COTTONWOOD HEIGHTS, Utah — The City of Cottonwood Heights passed an ordinance Tuesday night that bans residents from lighting off aerial fireworks in the city for the rest of the year.

The ban comes after a 25-acre fire damaged two homes, when it sparked from fireworks on the 4th of July.

Dozens of citizens filled the council chambers, with most giving public comment in support of the ban.

The room turned tense when one man who identified himself as Michael Hawkins said he was against the ban.

"I moved here for freedom and I want freedom," Hawkins said. "My vote is to keep it as is."

The crowd expressed frustration and the council had to quiet the group during and after Hawkins made his comments.

Most everyone else who spoke urged the council to pass the ban, saying that allowing amateurs to light off fireworks around the holidays will risk lives and homes.
"Please consider the long term impacts that a few minutes of fun blowing stuff up can have​," said Emily Weigel, who said her family lost everything when fireworks burned her house down.

The Schoeneck family also knows that pain.
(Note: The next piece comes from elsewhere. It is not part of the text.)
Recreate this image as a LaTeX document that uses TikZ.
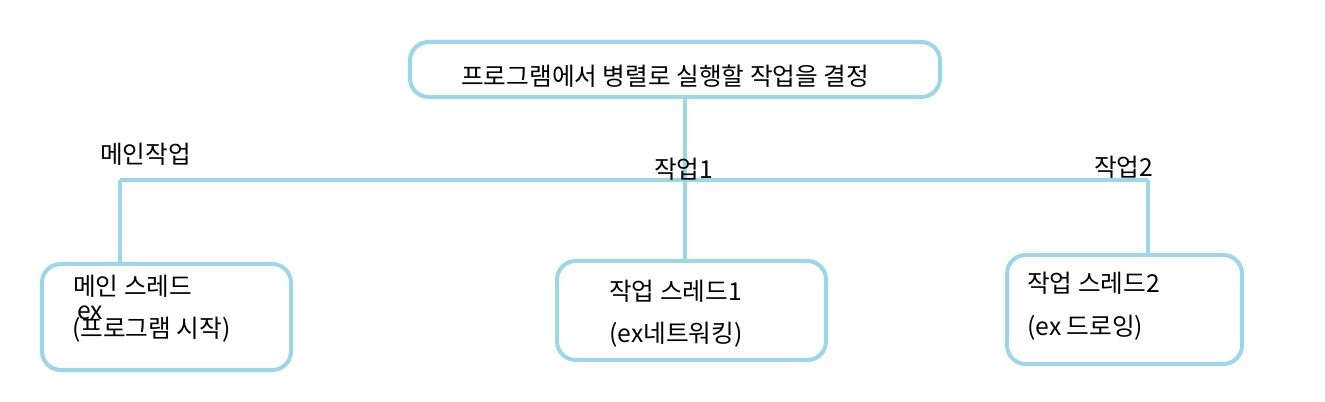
\documentclass[tikz,border=0pt]{standalone}
\usepackage{fontspec}
\setmainfont{Noto Sans CJK KR}
\usepackage{tikz}
\usetikzlibrary{positioning,calc}
\definecolor{threadblue}{RGB}{155,215,230}
\tikzset{
    threadbox/.style={draw=threadblue,line width=3pt,rounded corners=14,inner sep=0pt},
    link/.style={draw=threadblue,line width=3pt},
    label/.style={anchor=base west,inner sep=0pt,font=\fontsize{18.5pt}{22pt}\selectfont}
}
\begin{document}
\begin{tikzpicture}[x=0.75pt,y=0.75pt,yscale=-1,xscale=1]
        \useasboundingbox (0,0) rectangle (1325,402);
        % top box
        \node [threadbox,minimum width=530*0.75pt,minimum height=55*0.75pt] (goal) at (675,69.5) {};
        % thread boxes
        \node [threadbox,minimum width=249*0.75pt,minimum height=106*0.75pt] (mainbox) at (166.5,317) {};
        \node [threadbox,minimum width=269*0.75pt,minimum height=99*0.75pt] (workbox1) at (691.5,310.5) {};
        \node [threadbox,minimum width=235*0.75pt,minimum height=109*0.75pt] (workbox2) at (1124.5,309.5) {};
        % connectors
        \coordinate (branchL) at (120,180);
        \coordinate (branchR) at (1148,180);
        \draw [link] (goal.south -| 685,0) -- (workbox1.north -| 685,0);
        \draw [link] (branchL) -- (branchR);
        \draw [link] (branchL) -- (mainbox.north -| branchL);
        \draw [link] (branchR) -- (workbox2.north -| branchR);
        % texts
        \node [label] (goaltext) at (461,86) {프로그램에서 병렬로 실행할 작업을 결정};
        \node [label] (maintitle) at (73,296) {메인 스레드};
        \node [label] (mainex) at (77,320) {ex};
        \node [label] (maindesc) at (72,338) {(프로그램 시작)};
        \node [label] (worktitle1) at (609,301) {작업 스레드1};
        \node [label] (workdesc1) at (609,343) {(ex네트워킹)};
        \node [label] (worktitle2) at (1027,293) {작업 스레드2};
        \node [label] (workdesc2) at (1027,336) {(ex 드로잉)};
        \node [label] (mainlabel) at (100,164) {메인작업};
        \node [label] (worklabel1) at (654,179) {작업1};
        \node [label] (worklabel2) at (1094,177) {작업2};
\end{tikzpicture}
\end{document}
Their home was burned in last week's fire that authorities said began from a man's 4th of July aerial fireworks.

"I'm still trembling. I'm still trembling," Jodi Schoeneck said at the meeting, of the experience.

Her husband David Schoeneck said his wife and son could have died that night.

"We're a desert state, and we're risking lives," he said.

Cottonwood Heights Mayor Kelvyn Cullimore, Jr. said with the hot, dry conditions, aerial fireworks aren't work the risk-- especially as people celebrate the Pioneer Day holiday.

"While they appreciate the joy of celebrating the holidays, it shouldn't come at the expense of somebody's house burning down," Mayor Cullimore said. "We get that, and I think that is correct and aerial fireworks represent the greatest threat."

One thing residents told the council they hope happens with this ban: enforcement.

"What good does it do to make rules, if you don't do anything about it?," asked resident Chuck Willis.

Mayor Cullimore addressed those concerns, saying the city will do the best they can to enforce the ban.

The ban took effect as of the council's vote to pass it Tuesday night, and Mayor Cullimore said it will stay in effect until December 29.

He said it only applies to aerial fireworks. Ground fireworks are still OK for residents to light off.